Последняя сказка братьев Гримм (Миддлтон) - страница 73

Дверь качнулась, будто сняли засов. Куммель повернулся и обнаружил болезненную горничную лет пятидесяти. За плечом у нее стояла, чуть покачиваясь, фрейлейн. Поймав его взгляд, она вспыхнула, но не улыбнулась, продемонстрировав Куммелю, что все границы Европы более преодолимы, чем та, которую она установила между ними.

Она вышла из-за горничной и ступила на улицу.

— Вы давно ждете? Прошу прощения. Я была занята, устраивая прием. — Она смотрела мимо него на экипаж, где, как она догадалась, сидел ее дядя.
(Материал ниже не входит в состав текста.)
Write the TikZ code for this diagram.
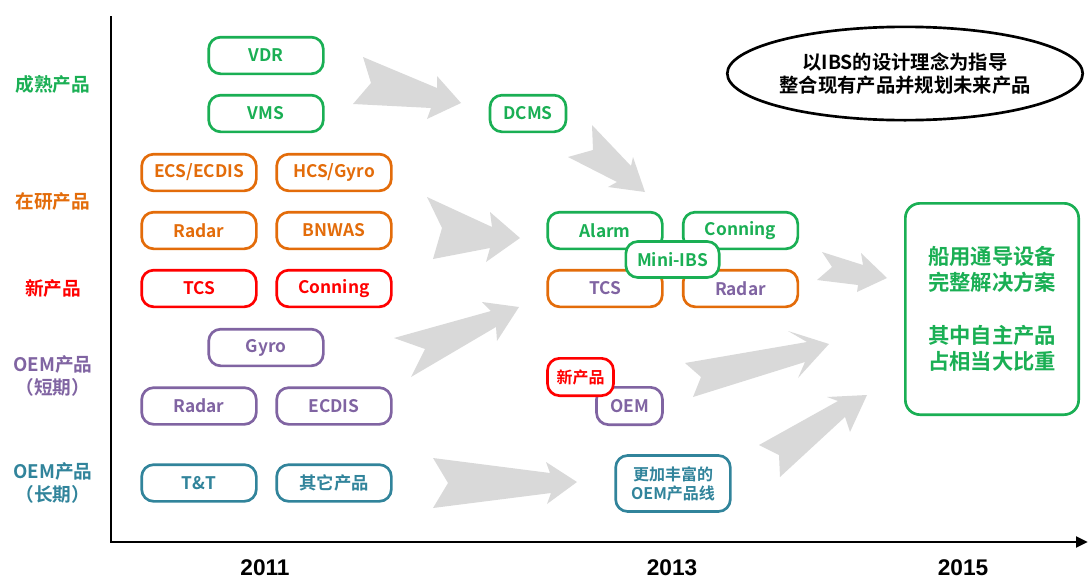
\documentclass[tikz,border=0pt]{standalone}
\usepackage{fontspec}
\setmainfont{Noto Sans CJK SC}[BoldFont=* Bold]
\newfontfamily\arialf{Liberation Sans}
\usetikzlibrary{shapes.geometric,arrows.meta}
\definecolor{cgreen}{HTML}{1AAF54}
\definecolor{corange}{HTML}{E36C0A}
\definecolor{cred}{HTML}{FF0000}
\definecolor{cpurple}{HTML}{8064A2}
\definecolor{cteal}{HTML}{31849B}
\definecolor{cgray}{HTML}{D9D9D9}
\tikzset{
  pbox/.style={draw, line width=2pt, rounded corners=9pt, fill=white,
    minimum width=86pt, minimum height=27.5pt, inner sep=0pt,
    font=\fontsize{13}{15}\selectfont\bfseries, align=center},
  gbox/.style={pbox, draw=cgreen, text=cgreen},
  obox/.style={pbox, draw=corange, text=corange},
  rbox/.style={pbox, draw=cred, text=cred},
  pubox/.style={pbox, draw=cpurple, text=cpurple},
  tbox/.style={pbox, draw=cteal, text=cteal},
  rowlab/.style={font=\fontsize{14}{17.25}\selectfont\bfseries, align=center},
  yearlab/.style={font=\arialf\fontsize{17}{20}\selectfont\bfseries, inner sep=0pt},
  garrow/.style={fill=cgray, draw=none},
}
\begin{document}
\begin{tikzpicture}[x=0.75pt,y=-0.75pt]
\useasboundingbox (0,0) rectangle (1089,579);

% gray block arrows
\fill[garrow] (363,57) -- (437,88) -- (437,76) -- (461,103) -- (427,119) -- (431,108) -- (353,104) -- (371,83) -- cycle;
\fill[garrow] (592,125) -- (631,166) -- (633,157) -- (645,192) -- (608,187) -- (617,182) -- (568,157) -- (593,150) -- cycle;
\fill[garrow] (427,197) -- (492,227) -- (490,212) -- (520,238) -- (486,262) -- (490,248) -- (433,259) -- (442,228) -- cycle;
\fill[garrow] (394,338) -- (491,311) -- (482,302) -- (519,307) -- (497,341) -- (496,327) -- (411,377) -- (425,349) -- cycle;
\fill[garrow] (433,458) -- (550,473) -- (546,462) -- (577,482) -- (547,504) -- (551,493) -- (433,508) -- (448,483) -- cycle;
\fill[garrow] (822,252) -- (863,265) -- (861,253) -- (887,278) -- (857,292) -- (858,285) -- (817,280) -- (832,267) -- cycle;
\fill[garrow] (685,363) -- (807,342) -- (788,331) -- (829,344) -- (798,378) -- (805,362) -- (693,397) -- (701,377) -- cycle;
\fill[garrow] (759,445) -- (838,401) -- (827,397) -- (867,395) -- (850,432) -- (845,417) -- (780,477) -- (779,455) -- cycle;

% axes
\coordinate (ytop) at (111,16);
\coordinate (origin) at (111,542);
\coordinate (xend) at (1088,542);
\draw[line width=2.2pt, -{Triangle[length=9pt,width=8pt]}] (ytop) -- (origin) -- (xend);

% row labels
\node[rowlab, text=cgreen] (lab1) at (53,84) {成熟产品};
\node[rowlab, text=corange] (lab2) at (53,201) {在研产品};
\node[rowlab, text=cred] (lab3) at (53,288) {新产品};
\node[rowlab, text=cpurple] (lab4) at (53,375.5) {OEM产品\\（短期）};
\node[rowlab, text=cteal] (lab5) at (53,483) {OEM产品\\（长期）};

% year labels
\node[yearlab] (y2011) at (265,567.5) {2011};
\node[yearlab] (y2013) at (672,567.5) {2013};
\node[yearlab] (y2015) at (963,567.5) {2015};

% 2011 column
\node[gbox] (vdr) at (266,55.5) {VDR};
\node[gbox] (vms) at (266,113.5) {VMS};
\node[obox] (ecs) at (199,172.5) {ECS/ECDIS};
\node[obox] (hcs) at (334,172.5) {HCS/Gyro};
\node[obox] (radar1) at (199,230.5) {Radar};
\node[obox] (bnwas) at (334,230.5) {BNWAS};
\node[rbox] (tcs1) at (199,288.5) {TCS};
\node[rbox] (conn1) at (334,288.5) {Conning};
\node[pubox] (gyro) at (266,347.5) {Gyro};
\node[pubox] (radar2) at (199,406) {Radar};
\node[pubox] (ecdis) at (334,406) {ECDIS};
\node[tbox] (tt) at (199,483) {T\&T};
\node[tbox] (other) at (334,483) {其它产品};

% 2013 column
\node[gbox, minimum width=57pt] (dcms) at (528,113.5) {DCMS};
\node[gbox] (alarm) at (605,230.5) {Alarm};
\node[gbox] (conn2) at (740.5,230.5) {Conning};
\node[obox, text=cpurple] (tcs2) at (605,288.5) {TCS};
\node[obox, text=cpurple] (radar3) at (740.5,288.5) {Radar};
\node[gbox, minimum width=70pt, minimum height=27pt] (mini) at (672.5,259.5) {Mini-IBS};
\node[pubox, minimum width=49.5pt, minimum height=28pt] (oem) at (629.5,406) {OEM};
\node[rbox, minimum width=49.5pt, minimum height=28pt, font=\fontsize{12}{14}\selectfont\bfseries] (newp) at (580.5,377) {新产品};
\node[tbox, minimum width=86pt, minimum height=42pt, font=\fontsize{12}{14.25}\selectfont\bfseries] (rich) at (673,483.5) {更加丰富的\\OEM产品线};

% 2015
\node[gbox, minimum width=130pt, minimum height=158.5pt, rounded corners=11pt,
  font=\fontsize{16}{19.5}\selectfont\bfseries] (sol) at (992,309)
  {船用通导设备\\完整解决方案\\[20pt]其中自主产品\\占相当大比重};

\node[draw, ellipse, line width=2pt, minimum width=260pt, minimum height=70pt,
  inner sep=0pt, align=center, font=\fontsize{14.5}{17}\selectfont\bfseries] (ell) at (905,73.5)
  {以IBS的设计理念为指导\\整合现有产品并规划未来产品};
\end{tikzpicture}
\end{document}
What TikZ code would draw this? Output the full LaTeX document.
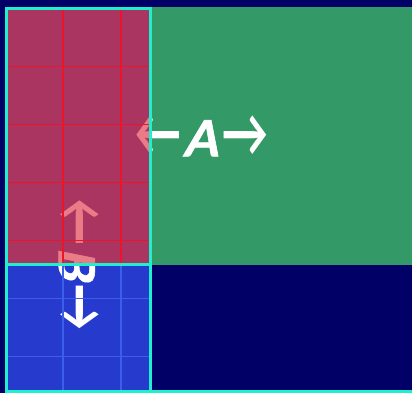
\documentclass[tikz,border=0pt]{standalone}
\usepackage{fontspec}
\setmainfont{Lato}
\newfontfamily\slfont{Lato}[FakeSlant=0.2,FakeBold=1.2]
\definecolor{bgnavy}{RGB}{0,0,102}
\definecolor{fieldgreen}{RGB}{51,153,102}
\definecolor{texblue}{RGB}{38,58,205}
\definecolor{redbase}{RGB}{100,85,160}
\definecolor{overred}{RGB}{220,30,50}
\definecolor{gridred}{RGB}{235,20,40}
\definecolor{gridblue}{RGB}{60,95,235}
\definecolor{edgecyan}{RGB}{30,240,205}
\newcommand{\bigarr}[1]{{\fontsize{66}{66}\selectfont\scalebox{0.72}[1]{#1}}}
\tikzset{
  label/.style={text=white,inner sep=0pt,font=\fontsize{50}{50}\selectfont\bfseries},
  edge/.style={draw=edgecyan,line width=3pt},
}
\begin{document}
\begin{tikzpicture}[x=1pt,y=1pt]
\useasboundingbox (0,0) rectangle (412,393);
\fill[bgnavy] (0,0) rectangle (412,393);
% green field
\fill[fieldgreen] (152,128) rectangle (412,386);
% blue textured column base
\fill[texblue] (8,2) rectangle (150,130);
\fill[redbase] (8,130) rectangle (150,383);
% labels
\node[label] (lblA) at (202,257) {\bigarr{←}\hspace{1pt}{\slfont\bfseries A}\hspace{4pt}\bigarr{→}};
\node[label,rotate=-90] (lblB) at (79,128) {\bigarr{←}\hspace{1pt}{\slfont\bfseries B}\hspace{4pt}\bigarr{→}};
% translucent red overlay
\fill[overred,opacity=0.58] (8,130) rectangle (150,383);
% grid lines
\foreach \gx in {63,121} {
  \draw[gridred,line width=1.3pt] (\gx,130) -- (\gx,383);
  \draw[gridblue,line width=1.3pt] (\gx,2) -- (\gx,127);
}
\foreach \gy in {326,268,210,152} {
  \draw[gridred,line width=1pt] (8,\gy) -- (150,\gy);
}
\foreach \gy in {94,36} {
  \draw[gridblue,line width=1pt] (8,\gy) -- (150,\gy);
}
% cyan edges
\coordinate (tl) at (6.5,384.5);
\coordinate (tr) at (150.5,384.5);
\coordinate (ml) at (6.5,128.5);
\coordinate (mr) at (150.5,128.5);
\coordinate (bl) at (6.5,1);
\coordinate (br) at (150.5,1);
\coordinate (bfar) at (412,1);
\draw[edge] (bl) -- (tl) -- (tr) -- (br);
\draw[edge] (ml) -- (mr);
\draw[edge] (5,1) -- (bfar);
\end{tikzpicture}
\end{document}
— Мне пойти и сказать, что господин сейчас прибудет? — спросила горничная.

— Да, пожалуйста, — кивнула фрейлейн.

Пожилая женщина стала энергично подниматься по освещенным ступенькам обратно, а фрейлейн бросила взгляд в сторону Куммеля. Затем с видимым усилием заставила себя смотреть на него более открыто. Цвет ее щек еще оставался ярким, но она попыталась улыбнуться, этим лишь заставив Куммеля думать, что с помощью этой улыбки она помещает меж ними океан и всю Европу. Это был конец. Он был волен идти, свободно идти, оставив позади вымышленную семью в Берлине. Другой город, другое положение. «Уравновешенному, деятельному и холостому» мужчине, как писали в объявлениях о найме, вполне можно найти работу. Или, положим, вернуться в лес, ненадолго. Waldeinsamkeit, лесная глушь, что уж там.

— Спасибо за помощь, — сказала она мягко, словно знала, что видит его в последний раз. — Спасибо. — Мы можем быть полезны друг другу, сказала она, когда поезд, пыхтя, въезжал в город, каждый по-своему.

— Профессор в экипаже, — объяснил он. — Боюсь, он порядком устал за сегодняшнее утро в парке…

Он замолчал, но если бы и собирался сказать больше, его остановил бы громкий крик, донесшийся через улицу. Он повернулся и увидел жестикулировавшего возницу, одной рукой придерживавшего дверцу экипажа.

— Сюда, парень! — кричал он Куммелю. — Сюда! Ваш хозяин упал!

Глава шестнадцатая

Конь, как и всадник, понимал, что им предстоит долгое путешествие. Принц рад был двигаться медленней. Он знал, что мать была права, отсылая его обратно, но волновался и о том, что оставлял, и о том, к чему возвращался. Ее рассеянный взгляд преследовал его. Она казалась надутой воздухом, как свиной пузырь, и разные части ее тела опухали по-разному. Не будь она его матерью, он бы счел ее гротескной. И не был уверен, она ли так изменилась или только его взгляд на нее.

Когда бы она ни приходила ему в голову, пока конь нес его по невиданным тропинкам, он пытался думать лишь о принцессе. Но и это не вело ни к чему хорошему. Стыд из-за того, что он так обошелся с дочерью короля, смущал его столь сильно, что временами он представлял и ее раздувшейся до неузнаваемости на чердачном ложе.